Avoiding Burnout Without Being a Jerk to Yourself or Others.
Burnout and boundaries: especially for sensitive people, managing the flow of energy into and out of the systems of our bodies is essential. In my One-Year Groups and in my audio course Shining Bright Without Burning Out, we explore this dynamic and how our natural state of energetic porousness affects us and our relationships. As you can imagine, it brings up a lot.
Not being a jerk to you
Burnout risk decreases when we understand our energetic temperaments and the energetic dynamics in our relationships. When we can adjust our boundaries based on our situations, that risk goes down further. This learning and adjustment process can show our past and present in a new light. In the clarity of that light, we may face some harsh realizations. (You may also feel vindicated about some things, so take heart!) Part of this work is being decent to yourself: patient, kind, and compassionate. Take appropriate responsibility but don’t berate yourself over every perceived mistake or shortcoming.
Whatever missteps or triumphs you’ve had in the past, pain or successes you are experiencing now, those things are not you; they are experiences. They are the weather in your ecosystem at a given time. Your spiritual self is whole, shining, and sacred, just as you are. Simultaneously, there are tools to help you experience life more enjoyably for yourself and in relationship to others.
As we want to be respected, so we should be respectful. So often, we focus on what we need and think of boundaries as a way to protect ourselves from what’s coming toward us from the outside.
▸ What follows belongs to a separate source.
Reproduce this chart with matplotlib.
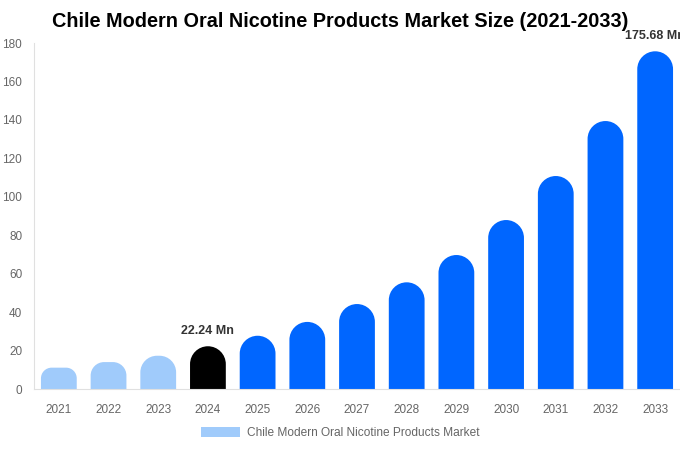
import matplotlib.pyplot as plt
from matplotlib.path import Path
from matplotlib.patches import PathPatch, Patch

years = ['2021', '2022', '2023', '2024', '2025', '2026', '2027',
         '2028', '2029', '2030', '2031', '2032', '2033']
values = [11.1, 14.0, 17.3, 22.24, 27.7, 34.9, 44.2, 55.5, 69.7, 87.9, 110.8, 139.4, 175.68]
colors = ['#a0cbfb'] * 3 + ['#000000'] + ['#0066ff'] * 9
labels = {3: '22.24 Mn', 12: '175.68 Mn'}

plt.rcParams['font.family'] = ['Liberation Sans', 'DejaVu Sans']

fig = plt.figure(figsize=(6.8, 4.5), dpi=100)
ax = fig.add_axes([34 / 680, 61 / 450, 646 / 680, 346 / 450])
ax.set_xlim(-0.5, len(years) - 0.5)
ax.set_ylim(0, 180)

# pixels per data unit, to keep the bar tops round on screen
px_x = 646 / len(years)
px_y = 346 / 180
width = 0.72
K = 0.5523


def rounded_bar(x, h, color):
    x0, x1 = x - width / 2, x + width / 2
    r_px = min(width * px_x / 2, h * px_y / 2)
    rx = r_px / px_x
    ry = r_px / px_y
    verts = [(x0, 0), (x0, h - ry),
             (x0, h - ry + K * ry), (x0 + rx - K * rx, h), (x0 + rx, h),
             (x1 - rx, h),
             (x1 - rx + K * rx, h), (x1, h - ry + K * ry), (x1, h - ry),
             (x1, 0), (x0, 0)]
    codes = [Path.MOVETO, Path.LINETO,
             Path.CURVE4, Path.CURVE4, Path.CURVE4,
             Path.LINETO,
             Path.CURVE4, Path.CURVE4, Path.CURVE4,
             Path.LINETO, Path.CLOSEPOLY]
    ax.add_patch(PathPatch(Path(verts, codes), facecolor=color, edgecolor='none'))


for i, v in enumerate(values):
    rounded_bar(i, v, colors[i])
    if i in labels:
        ax.text(i, v + 5, labels[i], ha='center', va='bottom', fontsize=9,
                fontweight='bold', color='#333333', clip_on=False)

ax.set_xticks(range(len(years)))
ax.set_xticklabels(years)
ax.set_yticks(range(0, 181, 20))
ax.tick_params(axis='both', length=0, labelsize=8.5, labelcolor='#666666')
ax.tick_params(axis='x', pad=11)
ax.tick_params(axis='y', pad=8.5)
for s in ['top', 'right']:
    ax.spines[s].set_visible(False)
ax.spines['left'].set_color('#e0e0e0')
ax.spines['bottom'].set_color('#e0e0e0')

fig.text(0.5, 0.953, 'Chile Modern Oral Nicotine Products Market Size (2021-2033)',
         ha='center', va='center', fontsize=14.3, fontweight='bold', color='#000000')

fig.legend(handles=[Patch(facecolor='#a0cbfb', label='Chile Modern Oral Nicotine Products Market')],
           loc='center', bbox_to_anchor=(0.5, 0.037), frameon=False, fontsize=8.6,
           labelcolor='#666666', handlelength=3.27, handleheight=0.92, handletextpad=0.55)

fig.savefig('out.png', dpi=100)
But what is coming from us and moving toward others and the environment is equally important. And we have much more control of the flow in that direction. We should safeguard others from us as much as we safeguard ourselves from others, bringing integrity into our relationships and interactions wherever we go as much as we ask that of others. If we are fuming about something, how do we process our anger in a healthy way? Do we spew that rage all around, hold it in, or manage it responsibly? If someone we love is suffering, are we compassionate, or do we turn away? Do we overshare and overwhelm others or calibrate ourselves? The permeable membrane of our energetic boundaries always goes both ways.
Not being a jerk to others
In boundary work, we often have examples of who or what affects us from the other side. That can be complicated. You may find yourself thinking about people who pushed your boundaries painfully or people you felt so comfortable with it was like you didn’t need a boundary at all. In my classes, we work with energetic archetypes, and it can be illuminating to see those archetypal traits in ourselves and the people we are close to.
This can be part of a larger healing process, but it’s personal work. Like many other labels and categorizations, we shouldn’t apply it to others without permission. For example, it wouldn’t be cool to start telling people what you think their energetic archetypes are, even if it was helpful to you in trying to create healthier relationships with them, healthier boundaries, and ultimately avoid potential issues like burnout. It crosses a line to tell them who you think they are if they haven’t given permission or asked for input. Much can be taken out of context and can cause more harm than good. This applies to psychological diagnoses, of course. I’m amazed at how often I hear people casually diagnosing others outside of a therapeutic space, especially when people have not asked for input. It can be damaging, disrespectful, and unethical.
The more we understand the nuances of energetic boundaries, the more impact we can have on our everyday lives. I’m consistently hearing about how working with the tools in this framework of the energy ecosystem and Shining Bright Without Burning Out makes a big impact.